The result? Some really ugly swings. Nobody is squaring this pitch up. Hitters are whiffing 35.9% of the time and managing just a .245 xwOBA on contact.
Like Martinez, Schwellenbach, and Fried, Suárez is more than the sum of his parts. All of these pitches in tandem — the four aforementioned offerings, plus an occasional four-seamer — produce an absolutely chaotic look for hitters, as this plot from Stephen Sutton-Brown of Baseball Prospectus shows:
Because Suárez throws so many pitches moving on similar trajectories with roughly equal frequency, hitters have no choice but to guess. As the plot below shows, Suárez ranks as one of the best tunnelers in the league by Stephen’s arsenal metrics:
He ties it all together with pinpoint command. Perhaps that’s clear from the location plots, but the models are here to support that narrative. Suárez’s Location+ numbers this season are off the charts, ranking second among all pitchers with at least 50 innings pitched. BotCMD concurs, giving him a 61 command grade on the 20-80 scale.

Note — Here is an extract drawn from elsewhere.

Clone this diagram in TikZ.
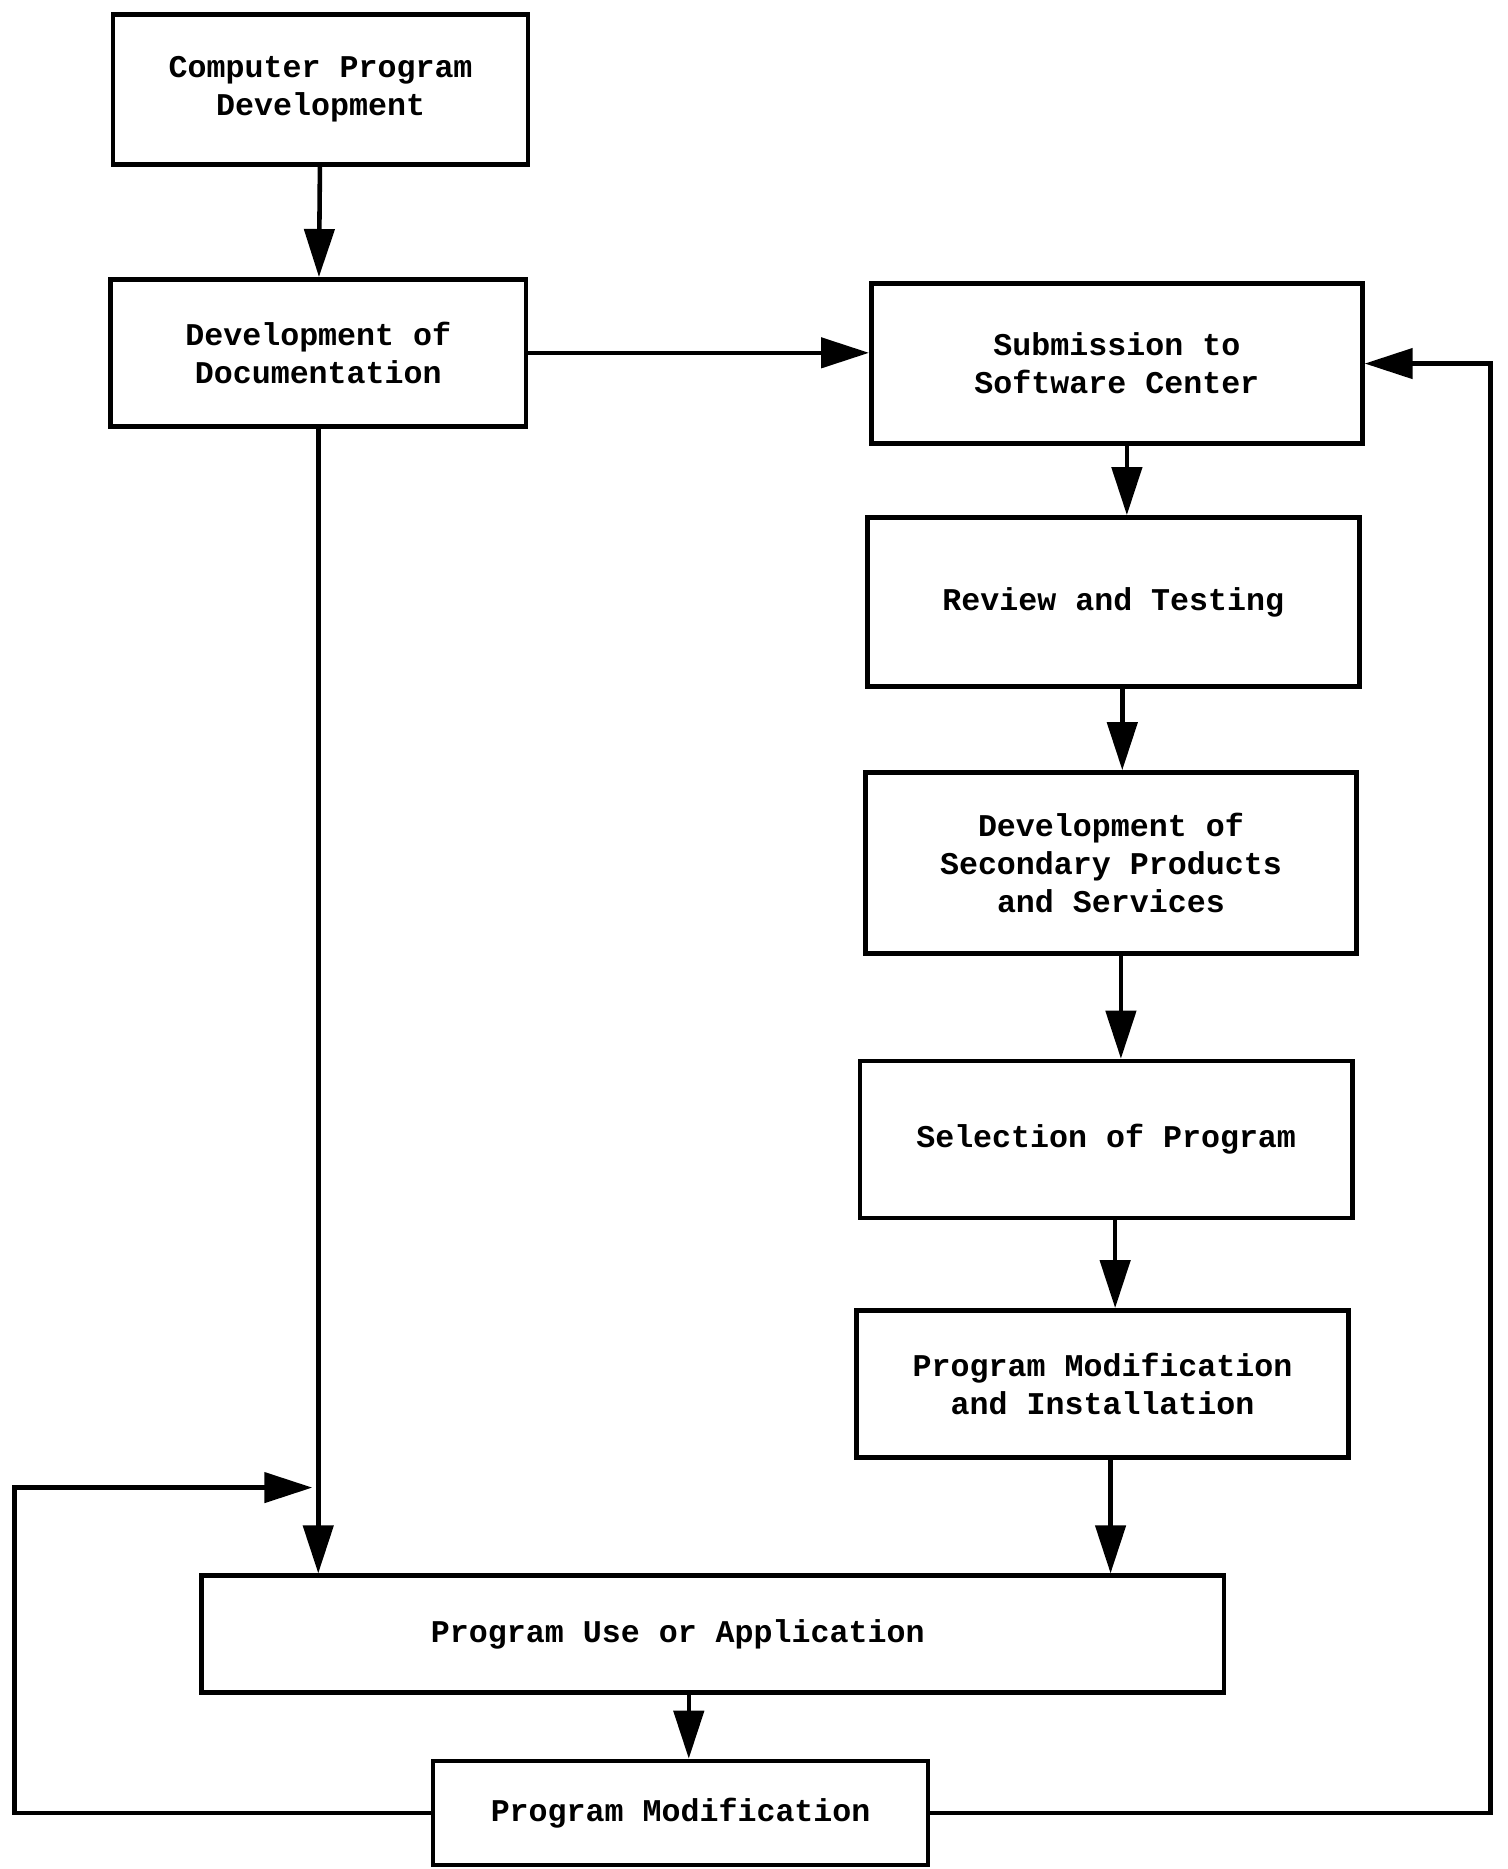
\documentclass[tikz,border=0pt]{standalone}
\usepackage{fontspec}
\setmonofont{Liberation Mono}
\usetikzlibrary{arrows.meta}

\begin{document}
\begin{tikzpicture}[x=0.01192cm, y=-0.01192cm,
	box/.style={draw, line width=1.3pt, align=center, font=\ttfamily\bfseries\fontsize{9}{10.8}\selectfont},
	flow/.style={-{Triangle[length=4.8mm, width=3mm]}, line width=1.3pt}]
	
	\useasboundingbox (0,0) rectangle (1265,1568);
	
	% left column
	\node [box, minimum width=4.15cm, minimum height=1.5cm] (cpd) at (269,75) {Computer Program\\Development};
	\node [box, minimum width=4.15cm, minimum height=1.47cm] (doc) at (267,296) {Development of\\Documentation};
	
	% right column
	\node [box, minimum width=4.91cm, minimum height=1.6cm] (sub) at (937,305) {Submission to\\Software Center};
	\node [box, minimum width=4.92cm, minimum height=1.69cm] (rev) at (934,505) {Review and Testing};
	\node [box, minimum width=4.91cm, minimum height=1.81cm] (sec) at (932,724) {Development of\\Secondary Products\\and Services};
	\node [box, minimum width=4.92cm, minimum height=1.57cm] (sel) at (928,956) {Selection of Program};
	\node [box, minimum width=4.92cm, minimum height=1.47cm] (ins) at (925,1161) {Program Modification\\and Installation};
	
	% bottom
	\node [box, minimum width=10.22cm, minimum height=1.17cm] (use) at (598,1371) {\hspace*{-0.7cm}Program Use or Application};
	\node [box, minimum width=4.95cm, minimum height=1.04cm] (pmod) at (571,1521) {Program Modification};
	
	\draw [flow] (cpd) -- (doc);
	\draw [flow] (doc.east) -- (doc.east -| sub.west);
	\draw [flow] (doc.south) -- (doc.south |- use.north);
	\draw [flow] ([xshift=0.1cm] sub.south) -- ([xshift=0.1cm] sub.south |- rev.north);
	\draw [flow] ([xshift=0.09cm] rev.south) -- ([xshift=0.09cm] rev.south |- sec.north);
	\draw [flow] ([xshift=0.1cm] sec.south) -- ([xshift=0.1cm] sec.south |- sel.north);
	\draw [flow] ([xshift=0.09cm] sel.south) -- ([xshift=0.09cm] sel.south |- ins.north);
	\draw [flow] ([xshift=0.08cm] ins.south) -- ([xshift=0.08cm] ins.south |- use.north);
	\draw [flow] ([xshift=-0.24cm] use.south) -- ([xshift=-0.24cm] use.south |- pmod.north);
	
	% feedback loops
	\coordinate (back) at (262,1248);
	\draw [flow] (pmod.west) -| (12,1248) -- (back);
	\draw [flow] (pmod.east) -- ++(470,0) |- (sub.east);
	
\end{tikzpicture}
\end{document}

It may only matter on the margins, but Suárez also fields his position with more panache than any pitcher, save for maybe Brusdar Graterol. Look at how casually he scoops up this Agustín Ramírez grounder even after initially booting it:
He’s never worried!
The Phillies booth could only laugh after this one:
If you could lock in Suárez’s performance from the last year and a half — a 3.05 ERA and 3.21 FIP — over the length of his next four seasons, he’d easily merit a nine-figure free agent deal. Will teams have enough faith in this deep mix/command profile to make that big bet? It’s a scary proposition. I felt pretty confident Nick Martinez could repeat his 2024 performance but, so far, it hasn’t been pretty. Martinez is running a 4.40 FIP. What’s to stop Suárez’s performance from backing up like Martinez’s did? And what happens if his sinker velo dips from 91 mph to 90 mph, or even 89 mph?
It’s hard to say. But when Suárez is one of these runs, it’s hard not to get swept up in what could be.